* START *
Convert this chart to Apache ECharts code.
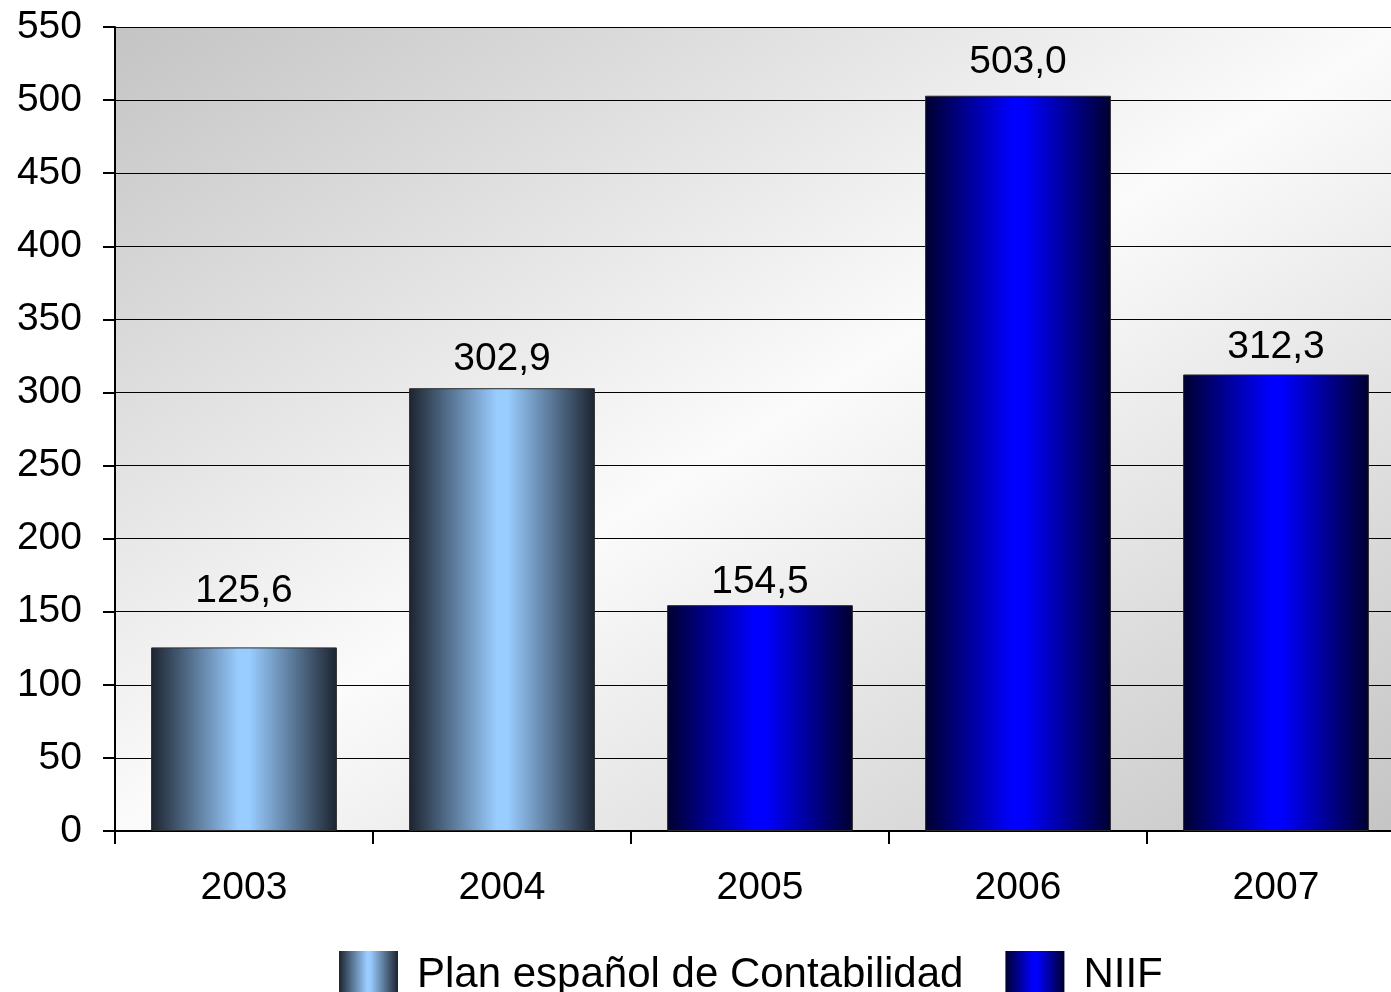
<!DOCTYPE html>
<html>
<head>
<meta charset="utf-8">
<script src="https://cdn.jsdelivr.net/npm/echarts@6/dist/echarts.min.js"></script>
<style>html,body{margin:0;padding:0;background:#fff;overflow:hidden;width:1391px;height:992px}#c{width:1405px;height:992px}</style>
</head>
<body>
<div id="c"></div>
<script>
var categories = ['2003', '2004', '2005', '2006', '2007'];
var planValues = [125.6, 302.9, null, null, null];
var niifValues = [null, null, 154.5, 503.0, 312.3];
var seriesNames = ['Plan español de Contabilidad', 'NIIF'];
var yTicks = {min: 0, max: 550, interval: 50};
var labelDist = [37, 9, 3, 14, 8];

var font = 'Liberation Sans, Arial, sans-serif';
function fmt(v) { return v.toFixed(1).replace('.', ','); }
function grad(edge, mid) {
  return new echarts.graphic.LinearGradient(0, 0, 1, 0, [
    {offset: 0, color: edge}, {offset: 0.47, color: mid}, {offset: 0.53, color: mid}, {offset: 1, color: edge}
  ]);
}
function toData(arr) {
  return arr.map(function (v, i) {
    if (v === null) return '-';
    return {value: v, label: {distance: labelDist[i]}};
  });
}
var planColor = grad('#1c2430', '#99ccff');
var niifColor = grad('#000030', '#0000ff');

var chart = echarts.init(document.getElementById('c'));
chart.setOption({
  animation: false,
  grid: {
    left: 115, right: 0, top: 27, bottom: 161, show: true, borderWidth: 0,
    backgroundColor: new echarts.graphic.LinearGradient(0, 0, 0.56, 1.44, [
      {offset: 0, color: '#c4c4c4'}, {offset: 0.5, color: '#fbfbfb'}, {offset: 1, color: '#c4c4c4'}
    ])
  },
  legend: {
    left: 334, top: 946, itemWidth: 59, itemHeight: 48, itemGap: 42,
    icon: 'rect',
    textStyle: {fontFamily: font, fontSize: 42, color: '#000', padding: [0, 0, 0, 14]},
    data: [
      {name: seriesNames[0], itemStyle: {color: planColor, borderWidth: 0}},
      {name: seriesNames[1], itemStyle: {color: niifColor, borderWidth: 0}}
    ]
  },
  xAxis: {
    type: 'category', data: categories, boundaryGap: true,
    axisLine: {lineStyle: {color: '#000', width: 2}},
    axisTick: {show: true, length: 13, lineStyle: {color: '#000', width: 2}},
    axisLabel: {fontFamily: font, fontSize: 39, color: '#000', margin: 38},
    splitLine: {show: false}
  },
  yAxis: {
    type: 'value', min: yTicks.min, max: yTicks.max, interval: yTicks.interval,
    axisLine: {show: true, lineStyle: {color: '#000', width: 2}},
    axisTick: {show: true, length: 12, lineStyle: {color: '#000', width: 2}},
    axisLabel: {fontFamily: font, fontSize: 39, color: '#000', margin: 33},
    splitLine: {show: true, lineStyle: {color: '#000', width: 1.2}}
  },
  series: [
    {
      name: seriesNames[0], type: 'bar', barWidth: '72%', barGap: '-100%',
      data: toData(planValues),
      itemStyle: {color: planColor, borderColor: '#2a2a2a', borderWidth: 1},
      label: {show: true, position: 'top', fontFamily: font, fontSize: 39, color: '#000',
        formatter: function (p) { return fmt(p.value); }}
    },
    {
      name: seriesNames[1], type: 'bar', barWidth: '72%', barGap: '-100%',
      data: toData(niifValues),
      itemStyle: {color: niifColor, borderColor: '#2a2a2a', borderWidth: 1},
      label: {show: true, position: 'top', fontFamily: font, fontSize: 39, color: '#000',
        formatter: function (p) { return fmt(p.value); }}
    }
  ]
});
</script>
</body>
</html>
* END *
Description of the task
Starting at the top of the listing above, please restate word for word each line up to and including the one that holds "var niifColor = grad('#000030', '#0000ff');", omitting every image.

Completed exercise
Convert this chart to Apache ECharts code.
<!DOCTYPE html>
<html>
<head>
<meta charset="utf-8">
<script src="https://cdn.jsdelivr.net/npm/echarts@6/dist/echarts.min.js"></script>
<style>html,body{margin:0;padding:0;background:#fff;overflow:hidden;width:1391px;height:992px}#c{width:1405px;height:992px}</style>
</head>
<body>
<div id="c"></div>
<script>
var categories = ['2003', '2004', '2005', '2006', '2007'];
var planValues = [125.6, 302.9, null, null, null];
var niifValues = [null, null, 154.5, 503.0, 312.3];
var seriesNames = ['Plan español de Contabilidad', 'NIIF'];
var yTicks = {min: 0, max: 550, interval: 50};
var labelDist = [37, 9, 3, 14, 8];

var font = 'Liberation Sans, Arial, sans-serif';
function fmt(v) { return v.toFixed(1).replace('.', ','); }
function grad(edge, mid) {
  return new echarts.graphic.LinearGradient(0, 0, 1, 0, [
    {offset: 0, color: edge}, {offset: 0.47, color: mid}, {offset: 0.53, color: mid}, {offset: 1, color: edge}
  ]);
}
function toData(arr) {
  return arr.map(function (v, i) {
    if (v === null) return '-';
    return {value: v, label: {distance: labelDist[i]}};
  });
}
var planColor = grad('#1c2430', '#99ccff');
var niifColor = grad('#000030', '#0000ff');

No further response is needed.